Examples and Use Cases

Implementing separation rigorously often introduces workflow friction, requiring organisations to weigh autonomous speed against the cost of additional checks, context resets, and human review.

  • An AI agent reads an untrusted email, summarizes it, and then uses that summary to trigger a browser action without re-validating the destination or intent.
  • A service account receives a low-risk token for one API call, then reuses that context to approve a broader action in a later step.
  • A human operator sees a model-generated recommendation, trusts it because the prior step looked successful, and escalates access without independent verification.
  • A delegated assistant chain passes browser state, cookies, or session context from one task to another, so a malicious page influences the next trust decision.
  • Security teams map these flows against NHI lifecycle controls using guidance from Ultimate Guide to NHIs and validate whether the workflow preserves least privilege across each handoff.

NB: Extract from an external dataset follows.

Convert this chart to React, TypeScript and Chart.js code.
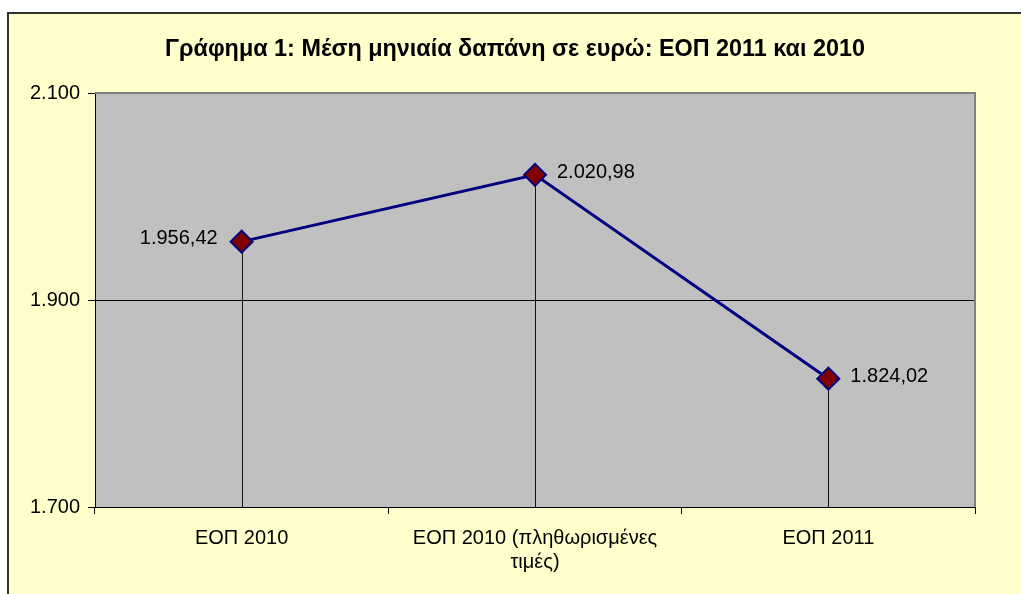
import React, { useEffect, useRef } from 'react';
import { Chart, registerables } from 'chart.js';

Chart.register(...registerables);

const titleText = 'Γράφημα 1: Μέση μηνιαία δαπάνη σε ευρώ: ΕΟΠ 2011 και 2010';
const categories: (string | string[])[] = [
  'ΕΟΠ 2010',
  ['ΕΟΠ 2010 (πληθωρισμένες', 'τιμές)'],
  'ΕΟΠ 2011',
];
const values: number[] = [1956.42, 2020.98, 1824.02];
const yMin = 1700;
const yMax = 2100;
const yStep = 200;
const labelSides: ('left' | 'right')[] = ['left', 'right', 'right'];

const FONT = '"Liberation Sans", Arial, sans-serif';

function formatGreek(v: number, decimals: number): string {
  const fixed = v.toFixed(decimals);
  const parts = fixed.split('.');
  const intPart = parts[0].replace(/\B(?=(\d{3})+(?!\d))/g, '.');
  return parts[1] ? intPart + ',' + parts[1] : intPart;
}

const plotBgPlugin = {
  id: 'plotBg',
  beforeDraw(chart: any) {
    const { ctx, chartArea } = chart;
    ctx.save();
    ctx.fillStyle = '#C0C0C0';
    ctx.fillRect(chartArea.left, chartArea.top, chartArea.right - chartArea.left, chartArea.bottom - chartArea.top);
    ctx.restore();
  },
};

const dropLinesPlugin = {
  id: 'dropLines',
  beforeDatasetsDraw(chart: any) {
    const { ctx, chartArea } = chart;
    ctx.save();
    // plot frame (top and right)
    ctx.strokeStyle = '#808080';
    ctx.lineWidth = 2;
    ctx.beginPath();
    ctx.moveTo(chartArea.left, chartArea.top);
    ctx.lineTo(chartArea.right, chartArea.top);
    ctx.lineTo(chartArea.right, chartArea.bottom);
    ctx.stroke();
    // drop lines
    const meta = chart.getDatasetMeta(0);
    ctx.strokeStyle = '#111';
    ctx.lineWidth = 1;
    meta.data.forEach((pt: any) => {
      const x = Math.round(pt.x) + 0.5;
      ctx.beginPath();
      ctx.moveTo(x, pt.y);
      ctx.lineTo(x, chartArea.bottom);
      ctx.stroke();
    });
    ctx.restore();
  },
};

const dataLabelsPlugin = {
  id: 'dataLabelsCustom',
  afterDatasetsDraw(chart: any) {
    const { ctx } = chart;
    const meta = chart.getDatasetMeta(0);
    ctx.save();
    ctx.font = `20px ${FONT}`;
    ctx.fillStyle = '#000';
    ctx.textBaseline = 'middle';
    meta.data.forEach((pt: any, i: number) => {
      const side = labelSides[i];
      const txt = formatGreek(values[i], 2);
      if (side === 'left') {
        ctx.textAlign = 'right';
        ctx.fillText(txt, pt.x - 24, pt.y - 3);
      } else {
        ctx.textAlign = 'left';
        ctx.fillText(txt, pt.x + 22, pt.y - 2);
      }
    });
    ctx.restore();
  },
};

export default function App() {
  const canvasRef = useRef<HTMLCanvasElement | null>(null);

  useEffect(() => {
    if (!canvasRef.current) return;
    const chart = new Chart(canvasRef.current, {
      type: 'line',
      data: {
        labels: categories as any,
        datasets: [
          {
            data: values,
            borderColor: '#000080',
            borderWidth: 3,
            tension: 0,
            pointStyle: 'rectRot',
            pointRadius: 11,
            pointBackgroundColor: '#800000',
            pointBorderColor: '#000080',
            pointBorderWidth: 2,
            yAxisID: 'y',
          },
        ],
      },
      options: {
        animation: false,
        responsive: false,
        devicePixelRatio: 1,
        layout: { padding: 0 },
        plugins: {
          legend: { display: false },
          tooltip: { enabled: false },
          title: {
            display: true,
            text: titleText,
            color: '#000',
            font: { family: FONT, size: 23.4, weight: 'bold' },
            padding: { top: 22, bottom: 29 },
          },
        },
        scales: {
          x: {
            type: 'category',
            offset: true,
            grid: { offset: true, drawOnChartArea: false, tickLength: 7, color: '#000' },
            border: { color: '#000', width: 1 },
            ticks: {
              color: '#000',
              font: { family: FONT, size: 20 },
              padding: 12,
              maxRotation: 0,
              autoSkip: false,
            },
            afterFit: (s: any) => {
              s.height = 87;
            },
          },
          y: {
            type: 'linear',
            position: 'left',
            min: yMin,
            max: yMax,
            ticks: {
              stepSize: yStep,
              color: '#000',
              font: { family: FONT, size: 20 },
              padding: 8,
              callback: (v: any) => formatGreek(Number(v), 0),
            },
            grid: { color: '#000', tickLength: 7, lineWidth: 1 },
            border: { color: '#000', width: 1 },
            afterFit: (s: any) => {
              s.width = 86;
            },
          },
          y2: {
            type: 'linear',
            position: 'right',
            display: true,
            grid: { display: false, drawTicks: false },
            ticks: { display: false },
            border: { display: false },
            afterFit: (s: any) => {
              s.width = 46;
            },
          },
        },
      } as any,
      plugins: [plotBgPlugin, dropLinesPlugin, dataLabelsPlugin],
    });
    return () => chart.destroy();
  }, []);

  return (
    <div
      style={{
        position: 'absolute',
        left: 7,
        top: 12,
        width: 1014,
        height: 582,
        boxSizing: 'border-box',
        background: '#FFFFCC',
        borderTop: '2px solid #333',
        borderLeft: '2px solid #333',
        overflow: 'hidden',
      }}
    >
      <canvas ref={canvasRef} width={1012} height={580} style={{ display: 'block', width: 1012, height: 580 }} />
    </div>
  );
}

This term is especially relevant when organisations apply NIST Cybersecurity Framework 2.0 controls to identity workflows but fail to model the trust transitions between tools, prompts, and approvals. It also surfaces in incident reviews that use the Ultimate Guide to NHIs as a baseline for lifecycle hygiene.

Why It Matters in NHI Security

Delegated trust contamination creates a hidden bridge from one compromised step to many trusted ones, which is why it is dangerous in service accounts, agentic workflows, and API orchestration. Once trust leaks across steps, secrets, tokens, browser sessions, and tool permissions can be exercised outside their intended scope, turning a narrow input issue into a multi-system exposure. NHI Mgmt Group research shows that 80% of identity breaches involved compromised non-human identities such as service accounts and API keys, which is why contaminated trust paths deserve the same attention as weak credentials. The practical lesson is that trust must be re-established at each boundary, not inferred from prior success. This aligns with the governance and visibility emphasis in the Ultimate Guide to NHIs, where only 5.7% of organisations have full visibility into their service accounts and 97% of NHIs carry excessive privileges. Organisations typically encounter delegated trust contamination only after an agent performs an unintended action or a review reveals that one compromised step propagated into a broader compromise, at which point the term becomes operationally unavoidable to address.

Standards & Framework Alignment

This section maps relevant standards and security frameworks to the operational risks and controls described in this guidance.

OWASP Agentic AI Top 10 and OWASP Non-Human Identity Top 10 address the attack and risk surface, while NIST CSF 2.0, NIST Zero Trust (SP 800-207) and NIST AI RMF set the governance and control requirements practitioners need to meet.

Framework Control / Reference Relevance
OWASP Agentic AI Top 10 TBD Covers agentic workflow risks where trust can persist across chained actions.
OWASP Non-Human Identity Top 10 NHI-02 Trust contamination often rides on poorly governed secrets and service-account usage.
NIST CSF 2.0 PR.AC-4 Least-privilege access control reduces trust leakage between workflow steps.
NIST Zero Trust (SP 800-207) SC-3 Zero Trust requires continuous verification across each access decision and session.
NIST AI RMF GV-3 Risk governance should account for chained AI actions that spread trust assumptions.

Document trust boundaries in AI workflows and test for propagation between model, tool, and human steps.